## What you are asked to do
Without the images, write out the whole listing exactly.

#### Data ####

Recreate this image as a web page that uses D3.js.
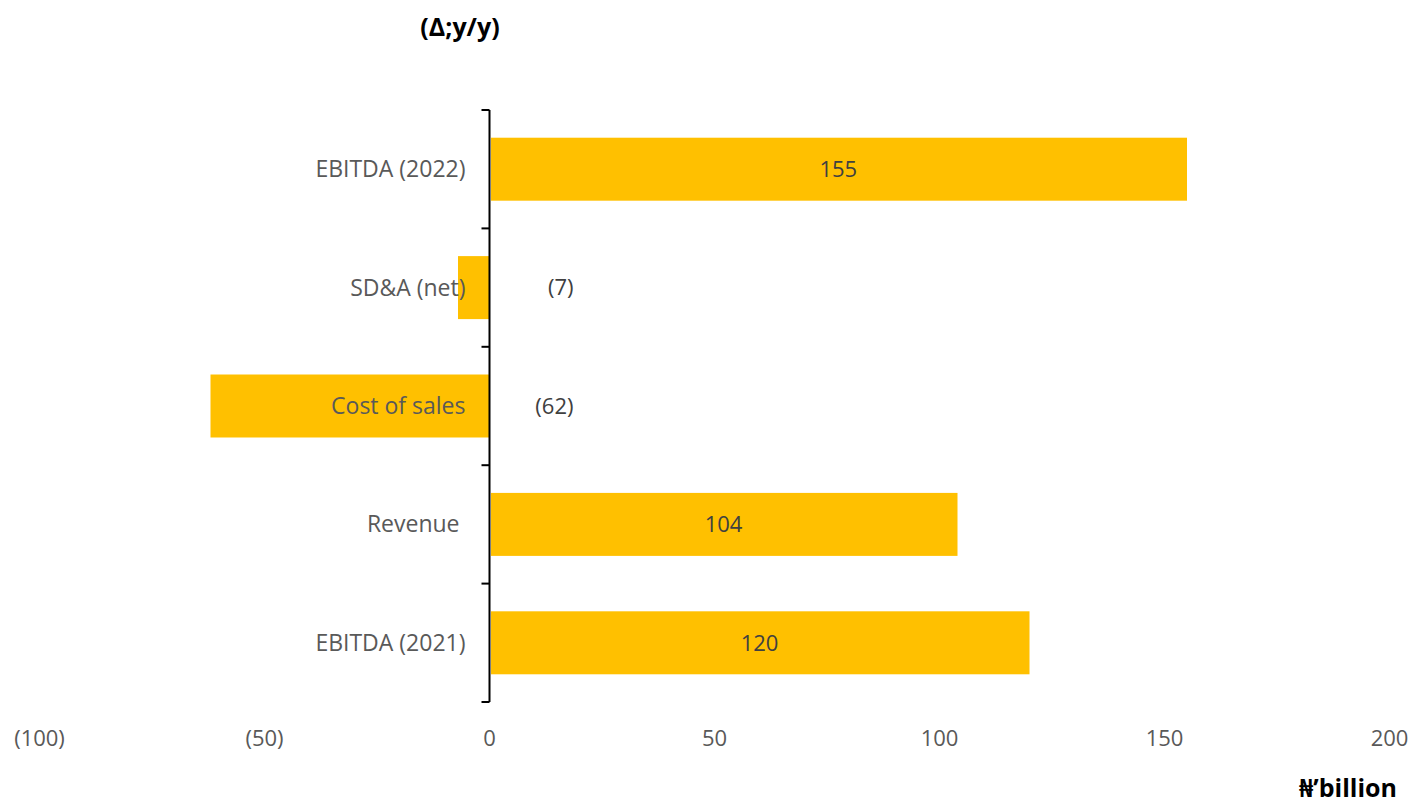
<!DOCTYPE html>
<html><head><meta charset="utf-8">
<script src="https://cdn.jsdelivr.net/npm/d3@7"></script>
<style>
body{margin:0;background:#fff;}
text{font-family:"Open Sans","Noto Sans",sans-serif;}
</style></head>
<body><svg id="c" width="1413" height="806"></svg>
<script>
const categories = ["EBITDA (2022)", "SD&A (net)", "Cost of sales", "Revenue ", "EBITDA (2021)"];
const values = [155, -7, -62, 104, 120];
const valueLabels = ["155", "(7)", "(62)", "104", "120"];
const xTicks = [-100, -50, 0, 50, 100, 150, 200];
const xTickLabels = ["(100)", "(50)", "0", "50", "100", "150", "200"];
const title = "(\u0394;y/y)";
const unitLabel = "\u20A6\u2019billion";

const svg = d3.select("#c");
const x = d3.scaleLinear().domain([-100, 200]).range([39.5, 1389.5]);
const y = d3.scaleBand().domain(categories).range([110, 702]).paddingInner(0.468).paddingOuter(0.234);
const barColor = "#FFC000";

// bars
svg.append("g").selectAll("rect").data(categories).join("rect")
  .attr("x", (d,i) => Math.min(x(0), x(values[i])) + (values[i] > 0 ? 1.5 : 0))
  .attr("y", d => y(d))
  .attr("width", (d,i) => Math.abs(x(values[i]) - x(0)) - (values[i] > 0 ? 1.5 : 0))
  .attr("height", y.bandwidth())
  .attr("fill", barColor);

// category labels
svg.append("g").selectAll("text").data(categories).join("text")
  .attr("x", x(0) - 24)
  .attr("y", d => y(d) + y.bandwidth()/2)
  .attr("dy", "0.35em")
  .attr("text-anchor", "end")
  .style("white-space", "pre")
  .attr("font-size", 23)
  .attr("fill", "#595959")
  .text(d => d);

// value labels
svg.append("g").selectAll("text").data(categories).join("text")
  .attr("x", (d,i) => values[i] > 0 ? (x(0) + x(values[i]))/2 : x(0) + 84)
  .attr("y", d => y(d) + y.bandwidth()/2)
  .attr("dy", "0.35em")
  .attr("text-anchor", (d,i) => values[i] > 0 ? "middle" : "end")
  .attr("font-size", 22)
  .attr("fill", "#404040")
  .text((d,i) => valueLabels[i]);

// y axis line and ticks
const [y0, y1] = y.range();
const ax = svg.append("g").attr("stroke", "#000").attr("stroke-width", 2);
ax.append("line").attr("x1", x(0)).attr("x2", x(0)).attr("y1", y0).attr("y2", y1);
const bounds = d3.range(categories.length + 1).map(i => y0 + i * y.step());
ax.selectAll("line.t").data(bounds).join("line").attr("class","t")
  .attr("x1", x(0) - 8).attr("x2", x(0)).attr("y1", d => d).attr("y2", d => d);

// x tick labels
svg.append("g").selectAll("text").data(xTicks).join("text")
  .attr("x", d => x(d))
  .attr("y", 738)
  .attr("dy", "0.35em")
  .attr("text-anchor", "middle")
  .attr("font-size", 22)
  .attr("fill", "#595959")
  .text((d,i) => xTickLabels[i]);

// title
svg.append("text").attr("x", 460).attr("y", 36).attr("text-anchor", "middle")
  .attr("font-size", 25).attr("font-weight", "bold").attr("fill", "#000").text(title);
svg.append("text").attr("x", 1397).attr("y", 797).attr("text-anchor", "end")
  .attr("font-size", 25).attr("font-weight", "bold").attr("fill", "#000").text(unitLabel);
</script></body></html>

####

## Worked solution
Recreate this image as a web page that uses D3.js.
<!DOCTYPE html>
<html><head><meta charset="utf-8">
<script src="https://cdn.jsdelivr.net/npm/d3@7"></script>
<style>
body{margin:0;background:#fff;}
text{font-family:"Open Sans","Noto Sans",sans-serif;}
</style></head>
<body><svg id="c" width="1413" height="806"></svg>
<script>
const categories = ["EBITDA (2022)", "SD&A (net)", "Cost of sales", "Revenue ", "EBITDA (2021)"];
const values = [155, -7, -62, 104, 120];
const valueLabels = ["155", "(7)", "(62)", "104", "120"];
const xTicks = [-100, -50, 0, 50, 100, 150, 200];
const xTickLabels = ["(100)", "(50)", "0", "50", "100", "150", "200"];
const title = "(\u0394;y/y)";
const unitLabel = "\u20A6\u2019billion";

const svg = d3.select("#c");
const x = d3.scaleLinear().domain([-100, 200]).range([39.5, 1389.5]);
const y = d3.scaleBand().domain(categories).range([110, 702]).paddingInner(0.468).paddingOuter(0.234);
const barColor = "#FFC000";

// bars
svg.append("g").selectAll("rect").data(categories).join("rect")
  .attr("x", (d,i) => Math.min(x(0), x(values[i])) + (values[i] > 0 ? 1.5 : 0))
  .attr("y", d => y(d))
  .attr("width", (d,i) => Math.abs(x(values[i]) - x(0)) - (values[i] > 0 ? 1.5 : 0))
  .attr("height", y.bandwidth())
  .attr("fill", barColor);

// category labels
svg.append("g").selectAll("text").data(categories).join("text")
  .attr("x", x(0) - 24)
  .attr("y", d => y(d) + y.bandwidth()/2)
  .attr("dy", "0.35em")
  .attr("text-anchor", "end")
  .style("white-space", "pre")
  .attr("font-size", 23)
  .attr("fill", "#595959")
  .text(d => d);

// value labels
svg.append("g").selectAll("text").data(categories).join("text")
  .attr("x", (d,i) => values[i] > 0 ? (x(0) + x(values[i]))/2 : x(0) + 84)
  .attr("y", d => y(d) + y.bandwidth()/2)
  .attr("dy", "0.35em")
  .attr("text-anchor", (d,i) => values[i] > 0 ? "middle" : "end")
  .attr("font-size", 22)
  .attr("fill", "#404040")
  .text((d,i) => valueLabels[i]);

// y axis line and ticks
const [y0, y1] = y.range();
const ax = svg.append("g").attr("stroke", "#000").attr("stroke-width", 2);
ax.append("line").attr("x1", x(0)).attr("x2", x(0)).attr("y1", y0).attr("y2", y1);
const bounds = d3.range(categories.length + 1).map(i => y0 + i * y.step());
ax.selectAll("line.t").data(bounds).join("line").attr("class","t")
  .attr("x1", x(0) - 8).attr("x2", x(0)).attr("y1", d => d).attr("y2", d => d);

// x tick labels
svg.append("g").selectAll("text").data(xTicks).join("text")
  .attr("x", d => x(d))
  .attr("y", 738)
  .attr("dy", "0.35em")
  .attr("text-anchor", "middle")
  .attr("font-size", 22)
  .attr("fill", "#595959")
  .text((d,i) => xTickLabels[i]);

// title
svg.append("text").attr("x", 460).attr("y", 36).attr("text-anchor", "middle")
  .attr("font-size", 25).attr("font-weight", "bold").attr("fill", "#000").text(title);
svg.append("text").attr("x", 1397).attr("y", 797).attr("text-anchor", "end")
  .attr("font-size", 25).attr("font-weight", "bold").attr("fill", "#000").text(unitLabel);
</script></body></html>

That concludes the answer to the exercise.